For a while I was really annoyed with Korean English pronunciation too, until I heard my New Zealander friend say the word “body”. It sounded much closer to how I would pronounce the word buddy. I wouldn’t think to try and tell him that his pronunciation was wrong, and it made me appreciate the fact that there is no one “right” pronunciation of English.
To clarify, I do not criticize different dialects of English. I merely give them tips on how to be perceived as speaking with a higher level of English. Nor am I annoyed by it at all. In one example today, I even commented to the students that their way of saying one sentence was prettier than English. English tends to be very harsh. If I were Korean, I would naturally want to Konglish it as well.
Their problems with pronunciation of English are not about right and wrong dialects or colloquial usage, which I would not criticize. Their problems are in the transferring of their Korean phonics to English phonics.

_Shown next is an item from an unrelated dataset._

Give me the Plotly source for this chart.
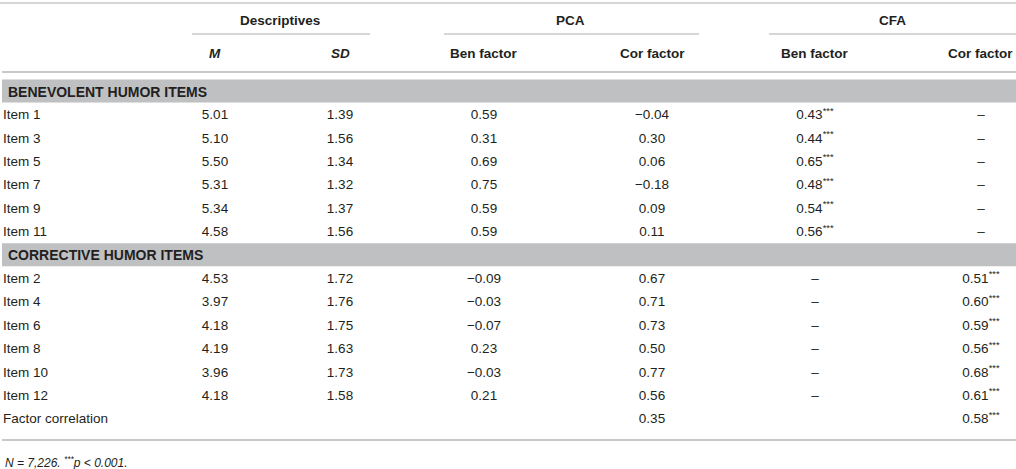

Helping them recognize how to deal with consonants followed by consonants without adding vowel sounds that don’t exist is critical for them to be taken seriously by native English speakers from any region of the world. And the whole reason they are tortured to learn English is to be able to survive study abroad and to improve Korean commerce. ADDED: and to satisfy the President’s strange mandate that Korea become an English speaking country, and because the ability to speak English has effectively replaced the civil servant’s exam in Korean-style Confuscian earned respect.
They also have problems adding “s” where it is needed. It will take me a good year to figure out where the common patterns of phonics overlay occur, but they are there, and these are just a few that I have heard in the past two weeks. Then there is the problem of there not being two distinct sounds for the letters “r” and “l”, “g” and “k”, and (there were some more – but it’s almost 2 am here)
Anyway, these are systemic problems – and it can be pointed out, taught, and improved in a systematic way that is not rife with personal predjudice.
This year I am catching and responding off the cuff. Next year I will really be able to deliver something very clean and hopefully very systematic.